#### WHAT IS EXPECTED:
Return each line of the data below exactly, omitting any pictures.

#### COLLECTED MATERIAL:
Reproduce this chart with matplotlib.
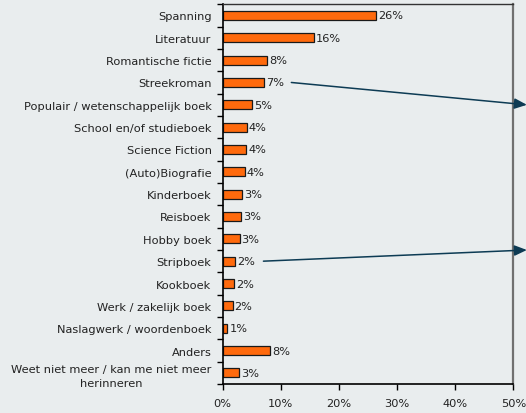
import matplotlib
matplotlib.use("Agg")
import matplotlib.pyplot as plt
import numpy as np

categories = ["Spanning", "Literatuur", "Romantische fictie", "Streekroman",
              "Populair / wetenschappelijk boek", "School en/of studieboek",
              "Science Fiction", "(Auto)Biografie", "Kinderboek", "Reisboek",
              "Hobby boek", "Stripboek", "Kookboek", "Werk / zakelijk boek",
              "Naslagwerk / woordenboek", "Anders",
              "Weet niet meer / kan me niet meer\nherinneren"]
values = [26.3, 15.7, 7.7, 7.1, 5.0, 4.1, 4.0, 3.8, 3.3, 3.1, 2.9, 2.1, 1.9, 1.7, 0.8, 8.1, 2.75]
labels = ["26%", "16%", "8%", "7%", "5%", "4%", "4%", "4%", "3%", "3%", "3%",
          "2%", "2%", "2%", "1%", "8%", "3%"]
xticks = [0, 10, 20, 30, 40, 50]
xticklabels = ["0%", "10%", "20%", "30%", "40%", "50%"]

bg = "#e9edee"
fig = plt.figure(figsize=(5.26, 4.14), dpi=100, facecolor=bg)
ax = fig.add_axes([0.4234, 0.070, 0.9762 - 0.4234, 0.9872 - 0.070])
ax.set_facecolor(bg)

y = np.arange(len(categories))
ax.barh(y, values, height=0.4, color="#ff6a0d", edgecolor="#1a1a1a", linewidth=0.9)
for yi, v, lab in zip(y, values, labels):
    ax.text(v + 0.35, yi, lab, va="center", ha="left", fontsize=8.2, color="#222222")

ax.set_xlim(0, 50)
ax.set_ylim(len(categories) - 0.5, -0.5)
ax.set_xticks(xticks)
ax.set_xticklabels(xticklabels, fontsize=8.2, color="#222222")
ax.set_yticks(y)
ax.set_yticklabels(categories, fontsize=8.2, color="#222222", multialignment="center",
                   linespacing=1.5)
ax.set_yticks(np.arange(len(categories) + 1) - 0.5, minor=True)
ax.tick_params(axis="y", which="major", length=0, pad=8)
ax.tick_params(axis="y", which="minor", length=4, width=1, color="black", direction="out")
ax.tick_params(axis="x", length=4, width=1, color="black", direction="out", pad=6)

ax.spines["left"].set_color("black")
ax.spines["left"].set_linewidth(1.2)
ax.spines["bottom"].set_color("black")
ax.spines["bottom"].set_linewidth(1.2)
ax.spines["top"].set_color("#333333")
ax.spines["top"].set_linewidth(1.0)
ax.spines["right"].set_color("#707070")
ax.spines["right"].set_linewidth(1.6)

arrow_color = "#0d3b54"
ax.annotate("", xy=(52.3, 4.0), xytext=(11.8, 3.0), xycoords="data", textcoords="data",
            annotation_clip=False,
            arrowprops=dict(arrowstyle="-|>,head_length=0.75,head_width=0.32",
                            color=arrow_color, lw=1.1, shrinkA=0, shrinkB=0))
ax.annotate("", xy=(52.3, 10.5), xytext=(7.0, 11.0), xycoords="data", textcoords="data",
            annotation_clip=False,
            arrowprops=dict(arrowstyle="-|>,head_length=0.75,head_width=0.32",
                            color=arrow_color, lw=1.1, shrinkA=0, shrinkB=0))

fig.savefig("out.png", dpi=100, facecolor=bg)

#### TASK OUTPUT:
Reproduce this chart with matplotlib.
import matplotlib
matplotlib.use("Agg")
import matplotlib.pyplot as plt
import numpy as np

categories = ["Spanning", "Literatuur", "Romantische fictie", "Streekroman",
              "Populair / wetenschappelijk boek", "School en/of studieboek",
              "Science Fiction", "(Auto)Biografie", "Kinderboek", "Reisboek",
              "Hobby boek", "Stripboek", "Kookboek", "Werk / zakelijk boek",
              "Naslagwerk / woordenboek", "Anders",
              "Weet niet meer / kan me niet meer\nherinneren"]
values = [26.3, 15.7, 7.7, 7.1, 5.0, 4.1, 4.0, 3.8, 3.3, 3.1, 2.9, 2.1, 1.9, 1.7, 0.8, 8.1, 2.75]
labels = ["26%", "16%", "8%", "7%", "5%", "4%", "4%", "4%", "3%", "3%", "3%",
          "2%", "2%", "2%", "1%", "8%", "3%"]
xticks = [0, 10, 20, 30, 40, 50]
xticklabels = ["0%", "10%", "20%", "30%", "40%", "50%"]

bg = "#e9edee"
fig = plt.figure(figsize=(5.26, 4.14), dpi=100, facecolor=bg)
ax = fig.add_axes([0.4234, 0.070, 0.9762 - 0.4234, 0.9872 - 0.070])
ax.set_facecolor(bg)

y = np.arange(len(categories))
ax.barh(y, values, height=0.4, color="#ff6a0d", edgecolor="#1a1a1a", linewidth=0.9)
for yi, v, lab in zip(y, values, labels):
    ax.text(v + 0.35, yi, lab, va="center", ha="left", fontsize=8.2, color="#222222")

ax.set_xlim(0, 50)
ax.set_ylim(len(categories) - 0.5, -0.5)
ax.set_xticks(xticks)
ax.set_xticklabels(xticklabels, fontsize=8.2, color="#222222")
ax.set_yticks(y)
ax.set_yticklabels(categories, fontsize=8.2, color="#222222", multialignment="center",
                   linespacing=1.5)
ax.set_yticks(np.arange(len(categories) + 1) - 0.5, minor=True)
ax.tick_params(axis="y", which="major", length=0, pad=8)
ax.tick_params(axis="y", which="minor", length=4, width=1, color="black", direction="out")
ax.tick_params(axis="x", length=4, width=1, color="black", direction="out", pad=6)

ax.spines["left"].set_color("black")
ax.spines["left"].set_linewidth(1.2)
ax.spines["bottom"].set_color("black")
ax.spines["bottom"].set_linewidth(1.2)
ax.spines["top"].set_color("#333333")
ax.spines["top"].set_linewidth(1.0)
ax.spines["right"].set_color("#707070")
ax.spines["right"].set_linewidth(1.6)

arrow_color = "#0d3b54"
ax.annotate("", xy=(52.3, 4.0), xytext=(11.8, 3.0), xycoords="data", textcoords="data",
            annotation_clip=False,
            arrowprops=dict(arrowstyle="-|>,head_length=0.75,head_width=0.32",
                            color=arrow_color, lw=1.1, shrinkA=0, shrinkB=0))
ax.annotate("", xy=(52.3, 10.5), xytext=(7.0, 11.0), xycoords="data", textcoords="data",
            annotation_clip=False,
            arrowprops=dict(arrowstyle="-|>,head_length=0.75,head_width=0.32",
                            color=arrow_color, lw=1.1, shrinkA=0, shrinkB=0))

fig.savefig("out.png", dpi=100, facecolor=bg)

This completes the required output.